É complicado promover o desenvolvimento tecnológico quando nossos estudantes fazem um teste do PISA e nenhum (isso mesmo nenhum) consegue resolver um problema de geometria. E agora então? Os agentes sociais que poderiam colaborar (professores das universidades federais) estão em greve.

Roberto Locatelli

Essas definições do texto só valem para o desenvolvimento CAPITALISTA.

    Willian

    O Brasil É capitalista.

    Julio Silveira

    Capitalista de araque. Por que risco, nos emprendimentos, só para o empresariado medio (olhe lá) mais principalmente pequeno. O Grande empresariado, inclusive multinacional, tem amparo desde midiatico até governamental. Tudo por conta da chantagem politica, que assusta qualquer chefe de executivo (que alguns usam até como maketing mesmo), que o uso dos trabalhadores, com o possivel caos social.

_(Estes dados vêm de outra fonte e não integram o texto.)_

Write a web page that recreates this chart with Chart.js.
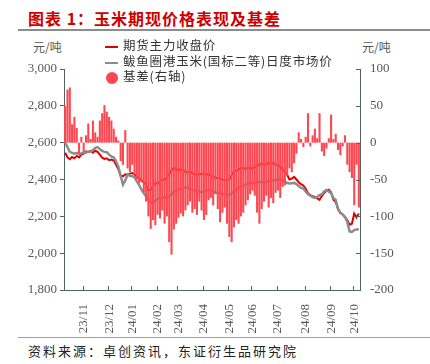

O Brasil subverte o sentido do chamado capitalismo, aqui nós temos um socialismo publico patronal, já que o estado assegura a grandes empresários com socorros saidos do cofres publicos publico enquanto a cidadania costuma ter serviços e produtos de baixa inferior se comparados até com paises de economia mais fraca.

    João César

    Julo Silveira falou tudo! É muito fácil ser capitalista no Brasil, quando se tem padrinhos no governo para socorrer estes capitalistas com dinheiro público caso eles quebrem, com o BNDES arcando com os riscos de investimento etc.